The final treaty of peace was signed in Paris on September 3, 1783. On October 18, 1783, the Continental Congress proclaimed that Continental troops on furlough were to be discharged on November 3, 1783. The Main Army, with the exception of a small observation force in the Hudson Highlands under the command of General Henry Knox, was disbanded on November 3, 1783. The disbanded units included the 1st, 2nd, 3rd, and 4th Massachusetts Regiments. After this date no part of the Massachusetts Line remained in the field, although the four furloughed regiments were still not formally disbanded.

The Northern Army was disbanded on November 5, 1783, and the Southern Army was disbanded on November 15, 1783. On the latter date the furloughed 5th, 6th, 7th, and 8th Massachusetts Regiments were formally disbanded, and the Massachusetts Line ceased to exist.

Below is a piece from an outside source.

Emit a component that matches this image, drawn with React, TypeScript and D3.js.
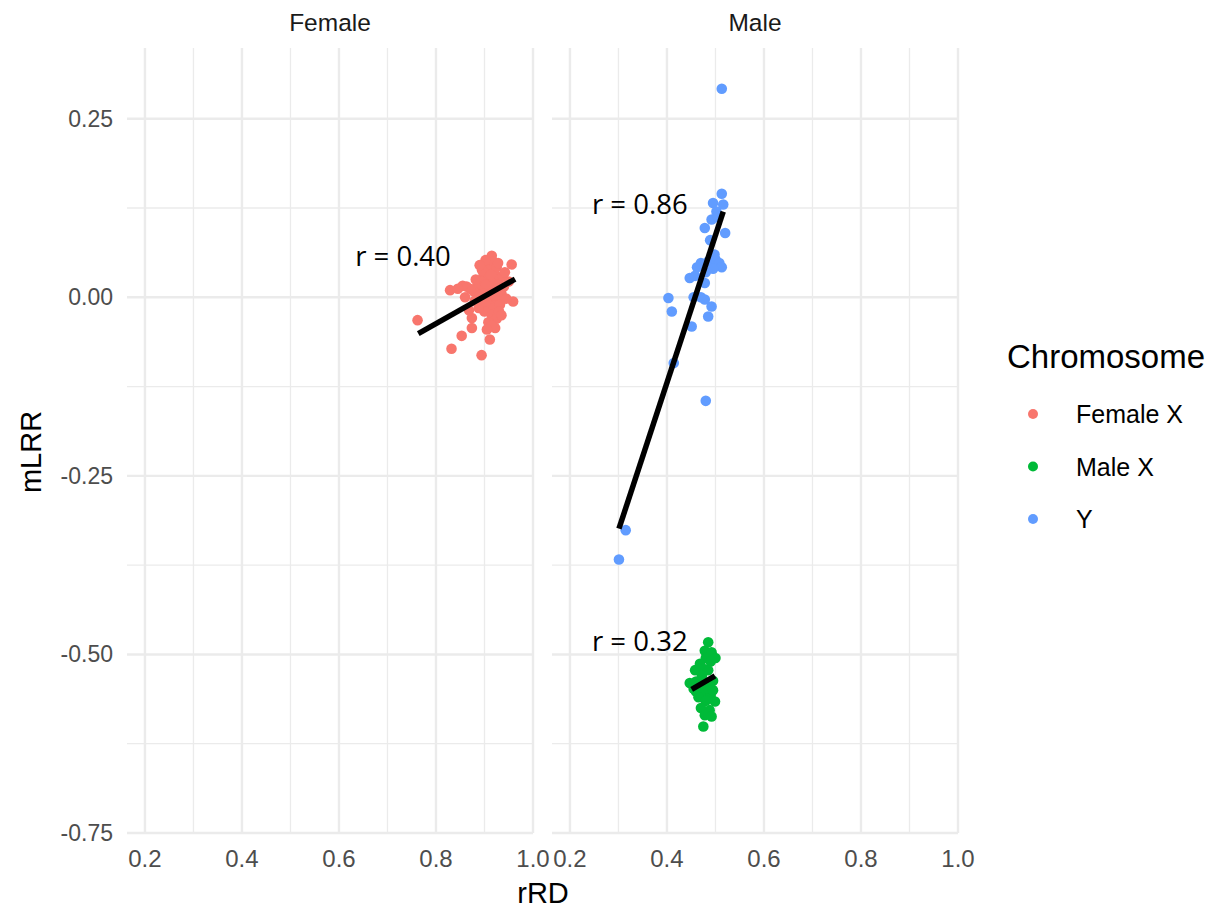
import React from "react";
import * as d3 from "d3";

// ---- data (rRD, mLRR) ----
const femaleX: [number, number][] = [
  [0.762, -0.032], [0.829, 0.010], [0.832, -0.072], [0.853, -0.054], [0.894, -0.081],
  [0.911, -0.059], [0.922, -0.043], [0.874, -0.029], [0.874, -0.043], [0.863, 0.015],
  [0.915, 0.058], [0.956, 0.046], [0.959, -0.006],
  [0.905, 0.045], [0.912, 0.040], [0.920, 0.035], [0.898, 0.030], [0.908, 0.028],
  [0.925, 0.025], [0.893, 0.022], [0.915, 0.020], [0.930, 0.018], [0.885, 0.015],
  [0.900, 0.012], [0.912, 0.010], [0.922, 0.008], [0.935, 0.005], [0.878, 0.008],
  [0.890, 0.003], [0.905, 0.000], [0.918, -0.002], [0.928, -0.005], [0.895, -0.008],
  [0.910, -0.012], [0.920, -0.015], [0.932, -0.010], [0.900, -0.020], [0.915, -0.025],
  [0.925, -0.030], [0.908, -0.035], [0.918, 0.050], [0.902, 0.052], [0.925, 0.042],
  [0.895, 0.038], [0.882, 0.025], [0.870, 0.012], [0.940, 0.015], [0.945, -0.002],
  [0.938, 0.030], [0.888, -0.015], [0.880, -0.005], [0.913, 0.032], [0.903, 0.018],
  [0.927, 0.012], [0.897, 0.005], [0.915, -0.040], [0.930, -0.020], [0.860, 0.000],
  [0.868, -0.018], [0.855, 0.016], [0.845, 0.012], [0.920, 0.003], [0.905, -0.045],
  [0.890, 0.045], [0.928, 0.048], [0.942, 0.035], [0.935, -0.025], [0.950, 0.022],
];

const maleX: [number, number][] = [
  [0.485, -0.483], [0.478, -0.495], [0.492, -0.497], [0.480, -0.505], [0.468, -0.513],
  [0.490, -0.510], [0.500, -0.505], [0.475, -0.520], [0.458, -0.522], [0.485, -0.522],
  [0.447, -0.540], [0.460, -0.538], [0.470, -0.545], [0.482, -0.540], [0.495, -0.537],
  [0.460, -0.552], [0.475, -0.555], [0.490, -0.558], [0.499, -0.566], [0.465, -0.560],
  [0.480, -0.565], [0.470, -0.575], [0.488, -0.578], [0.478, -0.585], [0.492, -0.587],
  [0.475, -0.601], [0.455, -0.548], [0.485, -0.548], [0.495, -0.550], [0.472, -0.530],
];

const chrY: [number, number][] = [
  [0.513, 0.292], [0.513, 0.145], [0.495, 0.132], [0.516, 0.130], [0.502, 0.120],
  [0.492, 0.109], [0.478, 0.097], [0.520, 0.090], [0.489, 0.080], [0.505, 0.112],
  [0.498, 0.060], [0.470, 0.048], [0.485, 0.050], [0.500, 0.053], [0.508, 0.048],
  [0.513, 0.042], [0.462, 0.042], [0.480, 0.035], [0.495, 0.040], [0.447, 0.027],
  [0.458, 0.030], [0.478, 0.020], [0.403, -0.001], [0.455, 0.000], [0.470, 0.000],
  [0.478, -0.003], [0.492, -0.013], [0.410, -0.020], [0.485, -0.027], [0.451, -0.041],
  [0.414, -0.092], [0.480, -0.145], [0.315, -0.326], [0.301, -0.367],
];

// regression line endpoints [x1, y1, x2, y2]
const fitFemaleX = [0.7635, -0.051, 0.963, 0.0255];
const fitY = [0.301, -0.324, 0.516, 0.120];
const fitMaleX = [0.451, -0.549, 0.499, -0.530];

// annotations [x, y, label]
const labelFemale: [number, number, string] = [0.732, 0.058, "r = 0.40"];
const labelY: [number, number, string] = [0.344, 0.131, "r = 0.86"];
const labelMaleX: [number, number, string] = [0.344, -0.481, "r = 0.32"];

const panels = ["Female", "Male"];
const seriesNames = ["Female X", "Male X", "Y"];
const seriesColors = ["#F8766D", "#00BA38", "#619CFF"];

const xMajor = [0.2, 0.4, 0.6, 0.8, 1.0];
const xMinor = [0.3, 0.5, 0.7, 0.9];
const yMajor = [0.25, 0, -0.25, -0.5, -0.75];
const yMinor = [0.125, -0.125, -0.375, -0.625];

const W = 1222;
const H = 910;
const panelTop = 48;
const panelBottom = 833;
const panelRanges: [number, number][] = [
  [127, 533],
  [552, 958],
];
const xDomain: [number, number] = [0.163, 1.0];
const yDomain: [number, number] = [-0.75, 0.349];

const SANS = "'Liberation Sans', Arial, Helvetica, sans-serif";

export default function App() {
  const y = d3.scaleLinear().domain(yDomain).range([panelBottom, panelTop]);
  const xs = panelRanges.map((r) => d3.scaleLinear().domain(xDomain).range(r));

  const renderPanel = (pi: number) => {
    const x = xs[pi];
    const [x0, x1] = panelRanges[pi];
    const pts: { d: [number, number][]; c: string }[] =
      pi === 0
        ? [{ d: femaleX, c: seriesColors[0] }]
        : [
            { d: maleX, c: seriesColors[1] },
            { d: chrY, c: seriesColors[2] },
          ];
    const fits = pi === 0 ? [fitFemaleX] : [fitY, fitMaleX];
    const labels = pi === 0 ? [labelFemale] : [labelY, labelMaleX];
    return (
      <g key={pi}>
        {yMinor.map((v) => (
          <line key={"ym" + v} x1={x0} x2={x1} y1={y(v)} y2={y(v)} stroke="#EBEBEB" strokeWidth={1.3} />
        ))}
        {xMinor.map((v) => (
          <line key={"xm" + v} x1={x(v)} x2={x(v)} y1={panelTop} y2={panelBottom} stroke="#EBEBEB" strokeWidth={1.3} />
        ))}
        {yMajor.map((v) => (
          <line key={"yM" + v} x1={x0} x2={x1} y1={y(v)} y2={y(v)} stroke="#EBEBEB" strokeWidth={2.4} />
        ))}
        {xMajor.map((v) => (
          <line key={"xM" + v} x1={x(v)} x2={x(v)} y1={panelTop} y2={panelBottom} stroke="#EBEBEB" strokeWidth={2.4} />
        ))}
        <text
          x={(x0 + x1) / 2}
          y={31}
          textAnchor="middle"
          fontFamily={SANS}
          fontSize={24.5}
          fill="#1A1A1A"
        >
          {panels[pi]}
        </text>
        {xMajor.map((v) => (
          <text
            key={"xl" + v}
            x={x(v)}
            y={867}
            textAnchor="middle"
            fontFamily={SANS}
            fontSize={24}
            fill="#4D4D4D"
          >
            {v.toFixed(1)}
          </text>
        ))}
        {pts.map((s, si) =>
          s.d.map((p, i) => <circle key={si + "-" + i} cx={x(p[0])} cy={y(p[1])} r={5.3} fill={s.c} />)
        )}
        {fits.map((f, i) => (
          <line
            key={"f" + i}
            x1={x(f[0])}
            y1={y(f[1])}
            x2={x(f[2])}
            y2={y(f[3])}
            stroke="#000"
            strokeWidth={5.5}
          />
        ))}
        {labels.map((l, i) => (
          <text
            key={"l" + i}
            x={x(l[0])}
            y={y(l[1])}
            textAnchor="middle"
            dominantBaseline="central"
            fontFamily="'Open Sans', sans-serif"
            fontSize={27.5}
            fill="#000"
          >
            {l[2]}
          </text>
        ))}
      </g>
    );
  };

  return (
    <svg
      width={W}
      height={H}
      style={{ position: "absolute", left: 0, top: 0, background: "#fff" }}
    >
      <rect width={W} height={H} fill="#fff" />
      {panels.map((_, i) => renderPanel(i))}
      {yMajor.map((v) => (
        <text
          key={"yl" + v}
          x={113}
          y={y(v)}
          textAnchor="end"
          dominantBaseline="central"
          fontFamily={SANS}
          fontSize={23}
          fill="#4D4D4D"
        >
          {v.toFixed(2)}
        </text>
      ))}
      <text x={543} y={903} textAnchor="middle" fontFamily={SANS} fontSize={29} fill="#000">
        rRD
      </text>
      <text
        transform={`translate(41, 452) rotate(-90)`}
        textAnchor="middle"
        fontFamily={SANS}
        fontSize={29}
        fill="#000"
      >
        mLRR
      </text>
      <text x={1007} y={368} fontFamily={SANS} fontSize={33} fill="#000">
        Chromosome
      </text>
      {seriesNames.map((n, i) => (
        <g key={n} transform={`translate(0, ${414 + i * 52.5})`}>
          <circle cx={1033} cy={0} r={5} fill={seriesColors[i]} />
          <text x={1076} y={0} dominantBaseline="central" fontFamily={SANS} fontSize={25} fill="#000">
            {n}
          </text>
        </g>
      ))}
    </svg>
  );
}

New York City was evacuated by British troops on November 25, 1783. The
British fleet left New York City on December 4, 1783, and on the same day Washington bid farewell to his officers at Fraunces Tavern.

== First American Regiment of 1784 ==
After November 3, 1783, the Continental Line was reduced to a handful of units. These disbanded in November and December. The single regiment remaining in service after the new year began was under the command of Massachusetts Colonel Henry Jackson, and was known as the 1st American Regiment.

The Continental Congress ratified the Treaty of Paris on January 14, 1784, and the United States and Great Britain exchanged ratifications of the Treaty of Paris on May 12, 1784. The 1st American was disbanded at West Point, New York, on June 2, 1784.